One is Z-Pattern, where they start at the upper left, then move to the upper right, before going down to bottom left, then to bottom right.
There is also Zig-Zag Pattern, which is similar to Z, but instead flicks back and forth from one side to the other until they reach the bottom.
Finally, there is F-Pattern. Readers who read in an F-Pattern follow the first line of horizontal movement, then move downwards and scan another line of horizontal movement, before finally scanning all the way to the bottom of the page. If you’ve ever read the first few lines of a newspaper article before skipping to the end, chances are that you do this. What do these patterns have to do with your header? Notice how all three of them start with reading the very first line before they head downwards? That means you know where most of your users will be looking first, which means you can define a user’s first impression in that first line.
If your header is strong, welcoming, and friendly, then you’ve already done most of the work of getting a user’s attention. In the same way, a badly formatted header can spoil somebody’s entire perception of your site, even if the rest of your page is pleasant. Your header is the first thing a user sees, but it can be much more than a welcome sign for your customers. For nearly every sort of website out there, the header serves as a navigation bar as well. If you choose to do this, then having an aesthetically pleasing header is especially important because your customers will have to revisit it time and again in order to navigate your site.
Which destinations you actually include in the header is up to you and your priorities, but there are a few things that you should not do without. A Call-To-Action, or CTA is an essential part of any header. What form this CTA takes can vary. If you have an iconic logo or branding, that alone might be enough. It serves as a flag, planted right in full view, proclaiming who you are to any potential user. This approach might not work so well if you aren’t well-established yet. For most e-commerce stores, the CTA is better served by including some buzzwords about your product, so that users can instantly know what to expect when they make a purchase. After reading that, you can include a link to special deals in the next place they’re likely to look, emphasizing that this you have the best goods for the best price.
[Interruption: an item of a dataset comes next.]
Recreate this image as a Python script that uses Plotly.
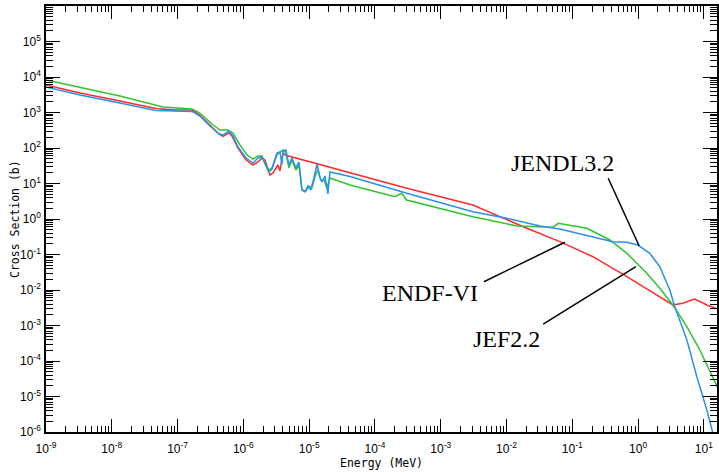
import math
import plotly.graph_objects as go

# Neutron cross sections from three evaluated libraries (energy in MeV, cross section in barns)
energy_endf = [1.00e-9, 3.29e-9, 1.33e-8, 4.70e-8, 9.12e-8, 1.66e-7, 2.19e-7, 3.10e-7, 4.26e-7,
               4.90e-7, 6.04e-7, 6.71e-7, 8.28e-7, 1.10e-6, 1.40e-6, 1.67e-6, 1.92e-6, 2.13e-6,
               2.37e-6, 2.54e-6, 2.82e-6, 3.36e-6, 3.60e-6, 4.00e-6, 4.29e-6, 4.17e-5, 3.06e-4,
               3.08e-3, 1.01e-2, 2.04e-2, 6.47e-2, 0.206, 0.676, 2.14, 3.38, 4.80, 7.29, 11.1, 16.3]
xs_endf = [5.96e3, 3.54e3, 2.11e3, 1.30e3, 1.17e3, 1.17e3, 851, 445, 248,
           211, 265, 218, 100, 45.9, 33.2, 40.4, 52.2, 45.9,
           27.4, 17.3, 19.8, 33.2, 22.5, 72.3, 63.5, 20.4, 7.33,
           2.48, 0.938, 0.547, 0.230, 0.0867, 0.0237, 6.47e-3, 3.78e-3, 4.22e-3, 5.57e-3, 3.78e-3, 2.92e-3]

energy_jendl = [1.00e-9, 3.29e-9, 1.33e-8, 4.70e-8, 1.66e-7, 2.19e-7, 3.10e-7, 4.26e-7, 4.90e-7,
                6.04e-7, 6.95e-7, 8.28e-7, 1.10e-6, 1.40e-6, 1.67e-6, 1.92e-6, 2.20e-6, 2.45e-6,
                2.72e-6, 3.24e-6, 3.60e-6, 3.86e-6, 4.00e-6, 4.44e-6, 4.93e-6, 5.48e-6, 6.30e-6,
                7.00e-6, 7.78e-6, 8.63e-6, 9.59e-6, 1.06e-5, 1.18e-5, 1.32e-5, 1.46e-5, 1.57e-5,
                1.74e-5, 1.93e-5, 2.07e-5, 4.17e-5, 3.06e-4, 3.08e-3, 1.01e-2, 3.22e-2, 6.47e-2,
                0.206, 0.414, 0.676, 0.993, 1.51, 2.14, 3.04, 3.62, 5.52, 7.83, 11.1, 13.7]
xs_jendl = [5.22e3, 3.11e3, 1.85e3, 1.14e3, 1.07e3, 796, 417, 248, 232,
            301, 218, 107, 52.2, 37.8, 52.2, 55.7, 31.1, 21.1,
            25.6, 72.3, 77.1, 33.2, 82.2, 87.9, 33.2, 52.2, 27.4,
            40.4, 6.56, 5.77, 8.51, 6.56, 14.3, 35.4, 14.3, 11.0,
            16.3, 5.06, 21.1, 15.7, 5.30, 1.61, 1.05, 0.635, 0.522,
            0.317, 0.230, 0.221, 0.185, 0.108, 0.0453, 0.0100, 3.39e-3, 3.91e-4, 3.61e-5, 4.17e-6, 9.4e-7]

energy_jef = [1.00e-9, 3.29e-9, 1.33e-8, 6.00e-8, 1.66e-7, 2.19e-7, 3.33e-7, 4.41e-7, 5.83e-7,
              6.95e-7, 8.87e-7, 1.14e-6, 1.40e-6, 1.67e-6, 1.92e-6, 2.20e-6, 2.45e-6, 2.72e-6,
              3.24e-6, 3.60e-6, 4.00e-6, 4.44e-6, 4.93e-6, 5.48e-6, 6.30e-6, 7.00e-6, 7.78e-6,
              8.93e-6, 9.93e-6, 1.10e-5, 1.22e-5, 1.36e-5, 1.51e-5, 1.68e-5, 1.86e-5, 2.07e-5,
              4.17e-5, 2.01e-4, 2.55e-4, 3.03e-4, 3.08e-3, 1.44e-2, 5.07e-2, 6.11e-2, 0.167,
              0.372, 0.676, 1.36, 2.14, 3.38, 5.52, 8.69, 13.7, 16.3]
xs_jef = [8.22e3, 5.22e3, 2.92e3, 1.43e3, 1.26e3, 968, 474, 321, 321,
          265, 122, 63.5, 49.0, 59.6, 59.6, 33.2, 24.0, 27.4,
          63.5, 77.1, 87.9, 72.3, 27.4, 45.9, 24.0, 33.2, 6.56,
          6.15, 8.51, 7.46, 15.2, 24.0, 12.6, 12.6, 7.46, 14.3,
          9.08, 4.25, 5.30, 3.43, 1.16, 0.635, 0.583, 0.757, 0.547,
          0.256, 0.108, 0.0295, 0.0112, 3.78e-3, 9.25e-4, 2.04e-4, 3.61e-5, 1.73e-5]

x_decades = list(range(-9, 2))
y_decades = list(range(-6, 6))


def sup_label(k):
    return "10<sup>%d</sup>" % k


x_major = [10.0 ** k for k in x_decades]
y_major = [10.0 ** k for k in y_decades]
x_minor = [m * 10.0 ** k for k in range(-9, 2) for m in range(2, 10)]
y_minor = [m * 10.0 ** k for k in range(-6, 6) for m in range(2, 10)]

RED = "#ff2b2b"
GREEN = "#2ec42e"
BLUE = "#2b8ff0"

fig = go.Figure()
fig.add_trace(go.Scatter(x=energy_endf, y=xs_endf, mode="lines", name="ENDF-VI",
                         line=dict(color=RED, width=1.5)))
fig.add_trace(go.Scatter(x=energy_jef, y=xs_jef, mode="lines", name="JEF2.2",
                         line=dict(color=GREEN, width=1.5)))
fig.add_trace(go.Scatter(x=energy_jendl, y=xs_jendl, mode="lines", name="JENDL3.2",
                         line=dict(color=BLUE, width=1.5)))

tick_font = dict(family="Liberation Sans", size=12, color="black")
title_font = dict(family="DejaVu Sans Mono", size=11.5, color="black")

fig.update_xaxes(
    type="log", range=[-9, 1.2],
    showgrid=False, zeroline=False,
    showline=True, linecolor="black", linewidth=1.5, mirror="allticks",
    ticks="inside", ticklen=13, tickwidth=1, tickcolor="black",
    tickmode="array", tickvals=x_major, ticktext=[sup_label(k) for k in x_decades],
    ticklabelstandoff=5,
    minor=dict(tickmode="array", tickvals=x_minor, ticks="inside", ticklen=6,
               tickwidth=1, tickcolor="black", showgrid=False),
    tickfont=tick_font,
    title=dict(text="Energy (MeV)", font=title_font, standoff=2),
)
fig.update_yaxes(
    type="log", range=[-6, 6],
    showgrid=False, zeroline=False,
    showline=True, linecolor="black", linewidth=1.5, mirror="allticks",
    ticks="inside", ticklen=14, tickwidth=1, tickcolor="black",
    tickmode="array", tickvals=y_major, ticktext=[sup_label(k) for k in y_decades],
    ticklabelstandoff=1,
    minor=dict(tickmode="array", tickvals=y_minor, ticks="inside", ticklen=7,
               tickwidth=1, tickcolor="black", showgrid=False),
    tickfont=tick_font,
)

# Vertical axis title
fig.add_annotation(text="Cross Section (b)", xref="paper", yref="paper", x=0, y=0.5,
                   xshift=-31, textangle=-90, showarrow=False, font=title_font,
                   xanchor="center", yanchor="middle")

# Library labels with leader lines to their curves
label_font = dict(family="Liberation Serif", size=24, color="black")
labels = [
    ("JENDL3.2", 0.072, 37.8, (0.352, 14.0), (1.04, 0.173)),
    ("ENDF-VI", 6.86e-4, 8.22e-3, (4.54e-3, 0.0171), (0.0773, 0.221)),
    ("JEF2.2", 0.0101, 4.17e-4, (0.0361, 1.10e-3), (0.927, 0.0453)),
]
for text, lx, ly, (x0, y0), (x1, y1) in labels:
    fig.add_annotation(x=math.log10(lx), y=math.log10(ly), xref="x", yref="y",
                       text=text, showarrow=False, font=label_font)
    fig.add_shape(type="line", xref="x", yref="y", x0=x0, y0=y0, x1=x1, y1=y1,
                  line=dict(color="black", width=1.5))

fig.update_layout(
    width=719, height=472,
    margin=dict(l=46, r=2, t=6, b=40, autoexpand=False),
    paper_bgcolor="white", plot_bgcolor="white",
    showlegend=False,
)

fig.write_html("out.html")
One pitfall to watch out for is making your header too busy, especially if it’s also your navbar. It’s tempting to put a link to every page on your site up there, so that your users will see just how much content you have, and be able to reach any of it at any time. While it can be convenient, a crowded header muddles your message, and can actually make it more difficult for the user to find what they’re looking for. Take a step back, and figure out which pages are most essential to your customers. If you have many different categories of product in your catalog, try using a drop down menu in place of yet another button on the navbar.
Another tool that must be used wisely is making your header “sticky”, meaning having it’s position in the browser window remain constant even when the customer scrolls down. This is very useful if your pages are very tall, and you don’t want to make people have to scroll up for minutes just to visit a different section of your site. On some pages, however, this can read as intrusive or pretentious. It can also look very ugly if you’re not careful when it is coded. Most modern webpage making services, like Wix and Squarespace, have tools that do it for you, but if you’re making it yourself then you need to be cautious.
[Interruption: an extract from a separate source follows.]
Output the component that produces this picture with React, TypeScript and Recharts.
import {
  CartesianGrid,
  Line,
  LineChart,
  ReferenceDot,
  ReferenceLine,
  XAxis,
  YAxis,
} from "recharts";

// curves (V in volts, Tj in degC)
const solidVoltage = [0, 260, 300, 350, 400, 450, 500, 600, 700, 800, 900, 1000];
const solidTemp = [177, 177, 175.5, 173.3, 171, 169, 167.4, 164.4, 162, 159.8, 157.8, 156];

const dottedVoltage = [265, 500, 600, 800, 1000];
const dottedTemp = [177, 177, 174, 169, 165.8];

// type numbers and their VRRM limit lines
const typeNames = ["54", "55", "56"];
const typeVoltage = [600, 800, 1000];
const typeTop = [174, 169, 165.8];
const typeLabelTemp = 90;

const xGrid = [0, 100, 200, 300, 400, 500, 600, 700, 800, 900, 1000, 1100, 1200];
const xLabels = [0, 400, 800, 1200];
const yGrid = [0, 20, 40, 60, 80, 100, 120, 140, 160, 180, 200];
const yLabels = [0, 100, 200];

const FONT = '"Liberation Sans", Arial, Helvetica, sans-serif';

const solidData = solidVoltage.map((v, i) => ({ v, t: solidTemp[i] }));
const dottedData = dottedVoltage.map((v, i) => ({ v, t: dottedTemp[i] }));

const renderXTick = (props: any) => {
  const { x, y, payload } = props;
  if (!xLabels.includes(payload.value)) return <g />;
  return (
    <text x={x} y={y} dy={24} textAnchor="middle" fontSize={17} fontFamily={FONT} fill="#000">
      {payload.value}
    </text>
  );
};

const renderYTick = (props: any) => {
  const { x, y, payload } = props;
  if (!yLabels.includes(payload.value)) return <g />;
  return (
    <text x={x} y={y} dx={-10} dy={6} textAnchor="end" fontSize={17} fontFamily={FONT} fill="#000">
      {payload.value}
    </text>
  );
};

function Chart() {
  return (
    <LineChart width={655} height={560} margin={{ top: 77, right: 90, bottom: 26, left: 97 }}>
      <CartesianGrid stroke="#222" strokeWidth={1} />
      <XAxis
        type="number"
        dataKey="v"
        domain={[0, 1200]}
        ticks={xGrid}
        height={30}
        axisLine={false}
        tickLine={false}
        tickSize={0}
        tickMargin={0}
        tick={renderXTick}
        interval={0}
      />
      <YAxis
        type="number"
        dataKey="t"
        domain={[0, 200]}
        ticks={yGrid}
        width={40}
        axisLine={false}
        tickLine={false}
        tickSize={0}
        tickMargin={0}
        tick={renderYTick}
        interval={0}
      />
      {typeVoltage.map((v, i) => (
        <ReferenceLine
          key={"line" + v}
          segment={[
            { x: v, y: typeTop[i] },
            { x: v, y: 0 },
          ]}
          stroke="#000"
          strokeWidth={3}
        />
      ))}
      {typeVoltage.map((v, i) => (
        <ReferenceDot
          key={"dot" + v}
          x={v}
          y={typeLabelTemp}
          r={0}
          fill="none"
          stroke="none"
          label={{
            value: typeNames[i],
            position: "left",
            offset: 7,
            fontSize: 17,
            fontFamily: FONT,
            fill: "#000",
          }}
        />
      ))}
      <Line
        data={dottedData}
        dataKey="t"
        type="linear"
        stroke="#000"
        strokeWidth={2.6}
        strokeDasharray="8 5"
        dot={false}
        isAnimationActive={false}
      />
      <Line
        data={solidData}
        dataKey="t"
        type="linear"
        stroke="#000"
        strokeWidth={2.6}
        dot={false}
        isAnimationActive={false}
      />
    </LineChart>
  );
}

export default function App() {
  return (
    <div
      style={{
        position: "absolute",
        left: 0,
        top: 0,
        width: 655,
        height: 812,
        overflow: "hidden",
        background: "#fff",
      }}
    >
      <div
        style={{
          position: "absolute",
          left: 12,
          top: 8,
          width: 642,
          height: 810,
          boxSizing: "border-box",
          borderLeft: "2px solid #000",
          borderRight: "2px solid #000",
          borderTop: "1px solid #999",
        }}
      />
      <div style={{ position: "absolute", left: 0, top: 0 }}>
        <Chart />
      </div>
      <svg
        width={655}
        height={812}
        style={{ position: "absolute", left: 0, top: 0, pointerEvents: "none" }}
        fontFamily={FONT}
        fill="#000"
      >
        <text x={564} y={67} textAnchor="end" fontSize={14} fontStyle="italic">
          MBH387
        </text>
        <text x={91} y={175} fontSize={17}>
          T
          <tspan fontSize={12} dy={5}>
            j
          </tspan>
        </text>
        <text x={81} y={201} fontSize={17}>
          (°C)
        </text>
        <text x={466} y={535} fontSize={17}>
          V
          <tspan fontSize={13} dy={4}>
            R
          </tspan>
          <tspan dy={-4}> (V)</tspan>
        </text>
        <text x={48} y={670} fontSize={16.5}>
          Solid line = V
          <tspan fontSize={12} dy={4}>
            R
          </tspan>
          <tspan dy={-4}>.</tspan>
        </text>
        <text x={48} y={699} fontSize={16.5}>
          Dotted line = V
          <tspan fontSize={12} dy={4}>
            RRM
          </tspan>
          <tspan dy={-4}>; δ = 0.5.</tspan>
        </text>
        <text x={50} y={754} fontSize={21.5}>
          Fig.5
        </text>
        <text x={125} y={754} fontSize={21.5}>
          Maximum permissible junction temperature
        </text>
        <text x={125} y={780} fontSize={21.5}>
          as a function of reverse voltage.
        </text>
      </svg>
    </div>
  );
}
Whether your header is a CTA, a navigation bar, or even just decorative, it’s not an aspect of your website that you want to ignore. Luckily for you, designing a good header is actually quite easy. A few simple tweaks can take it from something plain and boring to something truly eye-catching. Consider adding a beautiful image to the background, one related to your product. A professional and pleasing picture of your products, or even more than one picture, can help fortify your branding and make your header even more pleasing. You can also experiment with typography and fonts; there are many available for free online.
However you want to style your header, make sure that it serves the interests of your e-commerce site. Your header is the first thing your users will see, and it can invite new customers in, or drive them away. If you give it the same care, attention, and thought that you give the rest of your website, your business will see the difference.